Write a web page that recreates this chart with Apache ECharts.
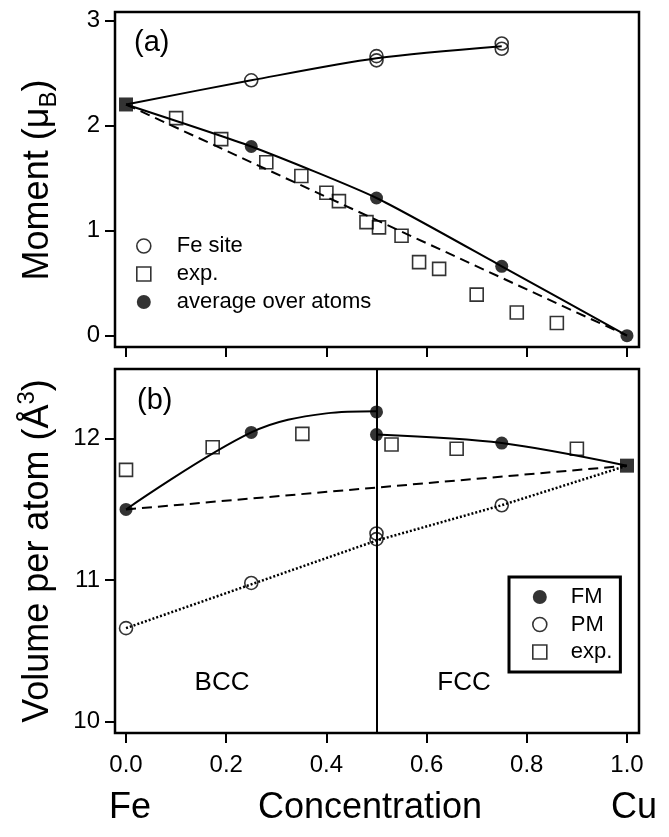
<!DOCTYPE html>
<html>
<head>
<meta charset="utf-8">
<script src="https://cdn.jsdelivr.net/npm/echarts@6/dist/echarts.min.js"></script>
<style>
  html, body { margin: 0; padding: 0; background: #fff; }
  #chart { width: 669px; height: 837px; }
</style>
</head>
<body>
<div id="chart"></div>
<script>
// tick labels
const xTicks = [0, 0.2, 0.4, 0.6, 0.8, 1.0];
const momentTicks = [0, 1, 2, 3];
const volumeTicks = [10, 11, 12];

// panel (a): magnetic moment
const feSiteX = [0.25, 0.5, 0.5, 0.75, 0.75];
const feSiteY = [2.43, 2.66, 2.62, 2.78, 2.73];
const feSiteFitX = [0, 0.25, 0.5, 0.75];
const feSiteFitY = [2.2, 2.43, 2.64, 2.755];
const momentExpX = [0.10, 0.19, 0.28, 0.35, 0.40, 0.425, 0.48, 0.505, 0.55, 0.585, 0.625, 0.70, 0.78, 0.86];
const momentExpY = [2.07, 1.87, 1.65, 1.52, 1.36, 1.28, 1.08, 1.03, 0.95, 0.70, 0.635, 0.39, 0.22, 0.12];
const avgX = [0.25, 0.5, 0.75, 1.0];
const avgY = [1.80, 1.31, 0.66, 0];
const avgFitX = [0, 0.25, 0.5, 0.75, 1.0];
const avgFitY = [2.2, 1.80, 1.31, 0.66, 0];
const momentLinearX = [0, 1];
const momentLinearY = [2.2, 0];
const pureFeMoment = [0, 2.2];

// panel (b): volume per atom
const fmX = [0, 0.25, 0.5, 0.5, 0.75];
const fmY = [11.5, 12.045, 12.19, 12.03, 11.97];
const bccFitX = [0, 0.25, 0.4, 0.5];
const bccFitY = [11.5, 12.045, 12.18, 12.195];
const fccFitX = [0.5, 0.75, 1.0];
const fccFitY = [12.03, 11.97, 11.81];
const pmX = [0, 0.25, 0.5, 0.5, 0.75];
const pmY = [10.66, 10.98, 11.33, 11.29, 11.53];
const pmLineX = [0, 0.25, 0.5, 0.75, 1.0];
const pmLineY = [10.66, 10.97, 11.28, 11.53, 11.81];
const volExpX = [0, 0.173, 0.352, 0.53, 0.66, 0.90];
const volExpY = [11.78, 11.94, 12.035, 11.96, 11.93, 11.93];
const volLinearX = [0, 1];
const volLinearY = [11.5, 11.81];
const pureCuVolume = [1, 11.81];
const phaseBoundary = 0.5;

const zip = (xs, ys) => xs.map((x, i) => [x, ys[i]]);

const FONT = "Liberation Sans";
const openStyle = { color: "transparent", borderColor: "#000", borderWidth: 1.6 };
const fillStyle = { color: "#000" };

const chart = echarts.init(document.getElementById("chart"));

const xAxisBase = (gridIndex, showLabels) => ({
  type: "value",
  gridIndex: gridIndex,
  min: -0.022,
  max: 1.024,
  splitLine: { show: false },
  axisLine: { show: false, onZero: false },
  axisTick: { show: true, customValues: xTicks, length: 10, lineStyle: { color: "#000", width: 2 } },
  axisLabel: {
    show: showLabels,
    customValues: xTicks,
    margin: 20,
    color: "#000",
    fontFamily: FONT,
    fontSize: 24,
    formatter: (v) => v.toFixed(1),
  },
});

const yAxisBase = (gridIndex, min, max, ticks) => ({
  type: "value",
  gridIndex: gridIndex,
  min: min,
  max: max,
  splitLine: { show: false },
  axisLine: { show: false, onZero: false },
  axisTick: { show: true, customValues: ticks, length: 10, lineStyle: { color: "#000", width: 2 } },
  axisLabel: { customValues: ticks, margin: 15, color: "#000", fontFamily: FONT, fontSize: 24 },
});

const lineSeries = (name, data, axis, type, smooth) => ({
  name: name,
  type: "line",
  xAxisIndex: axis,
  yAxisIndex: axis,
  data: data,
  symbol: "none",
  smooth: smooth,
  lineStyle: { color: "#000", width: 2, type: type },
  silent: true,
  z: 2,
});

const scatterSeries = (name, data, axis, symbol, style, size) => ({
  name: name,
  type: "scatter",
  xAxisIndex: axis,
  yAxisIndex: axis,
  data: data,
  symbol: symbol,
  symbolSize: size,
  itemStyle: style,
  clip: false,
  z: 5,
});

const option = {
  animation: false,
  backgroundColor: "#fff",
  grid: [
    { left: 115, right: 30, top: 12, height: 335, show: true, borderColor: "#000", borderWidth: 2.5 },
    { left: 115, right: 30, top: 369, height: 364, show: true, borderColor: "#000", borderWidth: 2.5 },
  ],
  xAxis: [xAxisBase(0, false), xAxisBase(1, true)],
  yAxis: [yAxisBase(0, -0.108, 3.08, momentTicks), yAxisBase(1, 9.918, 12.494, volumeTicks)],
  legend: [
    {
      orient: "vertical",
      left: 136,
      top: 235,
      padding: 0,
      itemGap: 6,
      itemWidth: 14,
      itemHeight: 14,
      selectedMode: false,
      textStyle: { fontFamily: FONT, fontSize: 22, color: "#000", lineHeight: 22, padding: [0, 0, 0, 21] },
      data: [
        { name: "Fe site", icon: "circle", itemStyle: openStyle },
        { name: "exp.", icon: "rect", itemStyle: openStyle },
        { name: "average over atoms", icon: "circle", itemStyle: fillStyle },
      ],
    },
    {
      orient: "vertical",
      left: 509,
      top: 577,
      padding: [9, 8, 9, 23],
      itemGap: 5.5,
      itemWidth: 14,
      itemHeight: 14,
      borderColor: "#000",
      borderWidth: 3,
      selectedMode: false,
      textStyle: { fontFamily: FONT, fontSize: 22, color: "#000", lineHeight: 22, padding: [0, 0, 0, 19] },
      data: [
        { name: "FM", icon: "circle", itemStyle: fillStyle },
        { name: "PM", icon: "circle", itemStyle: openStyle },
        { name: "exp.", icon: "rect", itemStyle: openStyle },
      ],
    },
  ],
  series: [
    // (a)
    lineSeries("Fe site fit", zip(feSiteFitX, feSiteFitY), 0, "solid", 0.3),
    lineSeries("average fit", zip(avgFitX, avgFitY), 0, "solid", 0.2),
    lineSeries("linear a", zip(momentLinearX, momentLinearY), 0, [10, 6], false),
    scatterSeries("Fe site", zip(feSiteX, feSiteY), 0, "circle", openStyle, 13),
    scatterSeries("exp.", zip(momentExpX, momentExpY), 0, "rect", openStyle, 13),
    scatterSeries("average over atoms", zip(avgX, avgY), 0, "circle", fillStyle, 13),
    scatterSeries("pure Fe", [pureFeMoment], 0, "rect", fillStyle, 14),
    // (b)
    Object.assign(lineSeries("BCC fit", zip(bccFitX, bccFitY), 1, "solid", 0.35), {
      markLine: {
        silent: true,
        symbol: "none",
        label: { show: false },
        lineStyle: { color: "#000", width: 2, type: "solid" },
        data: [{ xAxis: phaseBoundary }],
      },
    }),
    lineSeries("FCC fit", zip(fccFitX, fccFitY), 1, "solid", 0.3),
    lineSeries("linear b", zip(volLinearX, volLinearY), 1, [10, 6], false),
    Object.assign(lineSeries("PM line", zip(pmLineX, pmLineY), 1, [2, 2], false), {
      lineStyle: { color: "#000", width: 2.5, type: [2, 2] },
    }),
    scatterSeries("FM", zip(fmX, fmY), 1, "circle", fillStyle, 13),
    scatterSeries("PM", zip(pmX, pmY), 1, "circle", openStyle, 13),
    scatterSeries("exp.", zip(volExpX, volExpY), 1, "rect", openStyle, 13),
    scatterSeries("pure Cu", [pureCuVolume], 1, "rect", fillStyle, 14),
  ],
  graphic: [
    { type: "text", left: 134, top: 28, style: { text: "(a)", fontFamily: FONT, fontSize: 29, fill: "#000" } },
    { type: "text", left: 137, top: 386, style: { text: "(b)", fontFamily: FONT, fontSize: 29, fill: "#000" } },
    { type: "text", x: 222, y: 683, style: { text: "BCC", fontFamily: FONT, fontSize: 26, fill: "#000", align: "center", verticalAlign: "middle" } },
    { type: "text", x: 464, y: 683, style: { text: "FCC", fontFamily: FONT, fontSize: 26, fill: "#000", align: "center", verticalAlign: "middle" } },
    { type: "text", x: 109, y: 808, style: { text: "Fe", fontFamily: FONT, fontSize: 36, fill: "#000", align: "left", verticalAlign: "middle" } },
    { type: "text", x: 370, y: 808, style: { text: "Concentration", fontFamily: FONT, fontSize: 36, fill: "#000", align: "center", verticalAlign: "middle" } },
    { type: "text", x: 611, y: 808, style: { text: "Cu", fontFamily: FONT, fontSize: 36, fill: "#000", align: "left", verticalAlign: "middle" } },
    {
      type: "text", x: 38, y: 180, rotation: Math.PI / 2,
      style: {
        text: "{a|Moment (μ}{s|B}{a|)}",
        align: "center", verticalAlign: "middle",
        rich: {
          a: { fontFamily: FONT, fontSize: 36, lineHeight: 46, verticalAlign: "middle", fill: "#000" },
          s: { fontFamily: FONT, fontSize: 24, lineHeight: 24, verticalAlign: "bottom", fill: "#000" },
        },
      },
    },
    {
      type: "text", x: 38, y: 551, rotation: Math.PI / 2,
      style: {
        text: "{a|Volume per atom (Å}{s|3}{a|)}",
        align: "center", verticalAlign: "middle",
        rich: {
          a: { fontFamily: FONT, fontSize: 36, lineHeight: 46, verticalAlign: "middle", fill: "#000" },
          s: { fontFamily: FONT, fontSize: 24, lineHeight: 24, verticalAlign: "top", fill: "#000" },
        },
      },
    },
  ],
};

chart.setOption(option);
</script>
</body>
</html>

***

The request: Print, exactly as written, the lines above from the first one to the one containing "const volumeTicks = [10, 11, 12];". Leave out pictures.

The response:
Write a web page that recreates this chart with Apache ECharts.
<!DOCTYPE html>
<html>
<head>
<meta charset="utf-8">
<script src="https://cdn.jsdelivr.net/npm/echarts@6/dist/echarts.min.js"></script>
<style>
  html, body { margin: 0; padding: 0; background: #fff; }
  #chart { width: 669px; height: 837px; }
</style>
</head>
<body>
<div id="chart"></div>
<script>
// tick labels
const xTicks = [0, 0.2, 0.4, 0.6, 0.8, 1.0];
const momentTicks = [0, 1, 2, 3];
const volumeTicks = [10, 11, 12];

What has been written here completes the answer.